[Cryptography] Buffer overflows from 1974
Craig B Agricola
craig at theagricolas.org
Tue Jan 6 02:31:12 EST 2026
Peter Gutmann wrote:
> Today, but not in 1974. In 1974 a real programmer would have fixed it by
> saying "your fault for entering a stupidly long password, and in any case what
> are you going to achieve with that, it'll just segfault and you'll have to run
> it again, this time with valid input".
Except that the particular buffer overflow there is actually trivial to
exploit. No need to craft an executable payload to insert into your
input and then orchestrate a return into that code. Because pwbuf[]
*is* immediately after password[], you can overwrite the hash that has
been read from /etc/passwd by getpw(). Since you can trivially use the
passwd command to change your own password and observe the hash in
/etc/passwd, all you have to do is pad your password out to 100
characters (all but the first 7 characters are ignored by that version
of crypt()), pad out another 5 characters for the "root:" prefix of the
/etc/password line, add your known hash, and finish it with a ":"
(because that's how the implementation of su.c makes sure that the
hashes are the same length).
So, for instance, this password will work:
"abcdefghxxxxxxxxxxxxxxxxxxxxxxxxxxxxxxxxxxxxxxxxxxxxxxxxxxxxxxxxxxxxxx\
xxxxxxxxxxxxxxxxxxxxxxxxxxxxxxxxxxx5WWWWWWW:"
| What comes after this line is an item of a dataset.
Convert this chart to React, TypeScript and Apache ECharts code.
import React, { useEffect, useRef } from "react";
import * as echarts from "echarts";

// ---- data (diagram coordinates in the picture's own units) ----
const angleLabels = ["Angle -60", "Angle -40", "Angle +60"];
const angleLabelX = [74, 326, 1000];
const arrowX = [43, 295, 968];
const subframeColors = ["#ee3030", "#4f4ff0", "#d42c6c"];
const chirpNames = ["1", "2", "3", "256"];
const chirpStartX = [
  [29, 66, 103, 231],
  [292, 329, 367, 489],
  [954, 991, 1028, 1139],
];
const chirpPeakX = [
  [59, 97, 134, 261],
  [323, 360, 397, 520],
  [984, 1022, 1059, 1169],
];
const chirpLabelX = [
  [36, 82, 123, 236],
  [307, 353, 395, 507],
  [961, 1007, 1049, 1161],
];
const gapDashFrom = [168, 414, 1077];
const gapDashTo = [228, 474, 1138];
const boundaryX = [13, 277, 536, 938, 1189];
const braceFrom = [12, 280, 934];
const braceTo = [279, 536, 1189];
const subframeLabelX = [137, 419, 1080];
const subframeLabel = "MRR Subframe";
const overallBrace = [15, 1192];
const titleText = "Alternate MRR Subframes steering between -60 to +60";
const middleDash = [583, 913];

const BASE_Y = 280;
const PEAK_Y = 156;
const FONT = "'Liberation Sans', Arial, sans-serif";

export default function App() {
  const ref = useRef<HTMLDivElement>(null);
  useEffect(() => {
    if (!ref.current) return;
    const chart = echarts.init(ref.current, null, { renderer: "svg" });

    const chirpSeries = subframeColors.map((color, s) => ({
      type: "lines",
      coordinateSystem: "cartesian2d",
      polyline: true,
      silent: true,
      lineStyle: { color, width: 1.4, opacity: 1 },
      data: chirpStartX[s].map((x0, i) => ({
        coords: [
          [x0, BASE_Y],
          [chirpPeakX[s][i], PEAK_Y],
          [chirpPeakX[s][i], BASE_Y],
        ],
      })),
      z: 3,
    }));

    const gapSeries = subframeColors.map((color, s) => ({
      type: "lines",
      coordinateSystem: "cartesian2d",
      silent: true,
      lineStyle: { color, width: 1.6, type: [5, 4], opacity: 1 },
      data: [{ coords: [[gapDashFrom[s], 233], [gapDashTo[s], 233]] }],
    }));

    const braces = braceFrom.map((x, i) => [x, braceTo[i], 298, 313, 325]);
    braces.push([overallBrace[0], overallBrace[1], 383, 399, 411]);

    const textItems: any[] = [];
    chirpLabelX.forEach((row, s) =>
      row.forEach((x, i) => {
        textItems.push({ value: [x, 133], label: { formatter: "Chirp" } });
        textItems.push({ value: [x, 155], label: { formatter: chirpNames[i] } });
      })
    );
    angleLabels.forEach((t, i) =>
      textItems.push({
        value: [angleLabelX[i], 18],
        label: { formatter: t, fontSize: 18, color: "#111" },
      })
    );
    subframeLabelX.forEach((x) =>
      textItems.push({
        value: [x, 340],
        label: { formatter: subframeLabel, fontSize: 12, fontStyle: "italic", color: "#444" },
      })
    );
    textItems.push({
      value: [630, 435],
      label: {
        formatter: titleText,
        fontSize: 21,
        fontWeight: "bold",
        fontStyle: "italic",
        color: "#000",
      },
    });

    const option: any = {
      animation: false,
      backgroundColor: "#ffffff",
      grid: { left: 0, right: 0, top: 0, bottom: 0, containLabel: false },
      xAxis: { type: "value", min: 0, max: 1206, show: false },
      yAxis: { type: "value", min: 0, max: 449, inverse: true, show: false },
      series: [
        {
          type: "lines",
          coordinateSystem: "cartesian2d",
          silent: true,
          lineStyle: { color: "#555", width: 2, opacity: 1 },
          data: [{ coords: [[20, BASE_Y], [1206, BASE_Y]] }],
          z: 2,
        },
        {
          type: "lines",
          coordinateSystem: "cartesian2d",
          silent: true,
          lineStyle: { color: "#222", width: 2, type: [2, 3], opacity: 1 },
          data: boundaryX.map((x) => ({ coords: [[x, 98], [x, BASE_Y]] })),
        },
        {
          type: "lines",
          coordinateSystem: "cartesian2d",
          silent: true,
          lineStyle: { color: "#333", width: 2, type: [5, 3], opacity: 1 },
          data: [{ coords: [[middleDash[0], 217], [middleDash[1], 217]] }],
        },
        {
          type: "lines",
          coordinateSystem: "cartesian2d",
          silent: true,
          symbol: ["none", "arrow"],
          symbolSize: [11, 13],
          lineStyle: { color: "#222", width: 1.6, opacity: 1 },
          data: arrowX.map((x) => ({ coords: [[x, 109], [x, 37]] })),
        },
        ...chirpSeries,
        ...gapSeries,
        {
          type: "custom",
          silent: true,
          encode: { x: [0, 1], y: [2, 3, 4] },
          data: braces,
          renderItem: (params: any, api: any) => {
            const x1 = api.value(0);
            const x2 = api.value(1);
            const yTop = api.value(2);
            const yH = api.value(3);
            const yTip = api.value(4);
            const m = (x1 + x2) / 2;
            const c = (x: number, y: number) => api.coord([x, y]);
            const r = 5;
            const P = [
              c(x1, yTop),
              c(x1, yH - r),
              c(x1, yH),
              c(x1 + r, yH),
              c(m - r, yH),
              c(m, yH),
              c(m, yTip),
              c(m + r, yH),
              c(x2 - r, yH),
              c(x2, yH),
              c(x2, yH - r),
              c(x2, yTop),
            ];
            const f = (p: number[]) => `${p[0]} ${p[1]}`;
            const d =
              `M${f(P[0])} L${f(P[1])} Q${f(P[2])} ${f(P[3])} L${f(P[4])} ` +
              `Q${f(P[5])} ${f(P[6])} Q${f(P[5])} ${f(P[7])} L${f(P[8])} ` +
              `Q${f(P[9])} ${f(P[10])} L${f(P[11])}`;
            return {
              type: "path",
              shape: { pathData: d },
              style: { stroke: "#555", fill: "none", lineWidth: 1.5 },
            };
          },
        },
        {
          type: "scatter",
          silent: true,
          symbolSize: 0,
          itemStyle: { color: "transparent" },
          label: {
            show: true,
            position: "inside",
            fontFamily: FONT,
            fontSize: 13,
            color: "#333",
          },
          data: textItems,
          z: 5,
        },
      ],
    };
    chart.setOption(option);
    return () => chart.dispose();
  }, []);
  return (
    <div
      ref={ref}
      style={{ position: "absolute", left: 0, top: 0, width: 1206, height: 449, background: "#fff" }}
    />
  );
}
(Yes, I recreated the unixV4 system per http://squoze.net/UNIX/v4/README
and confirmed it worked on a freshly installed system from the .tap
file.)
Since it's a trivial privilege escalation from any user to root, and
it's pretty obvious from simple code inspection (which was included in
/usr/source/s2/su.c), I can't imagine that it wasn't spotted (and likely
used) at the time, even if for nothing more than a party trick.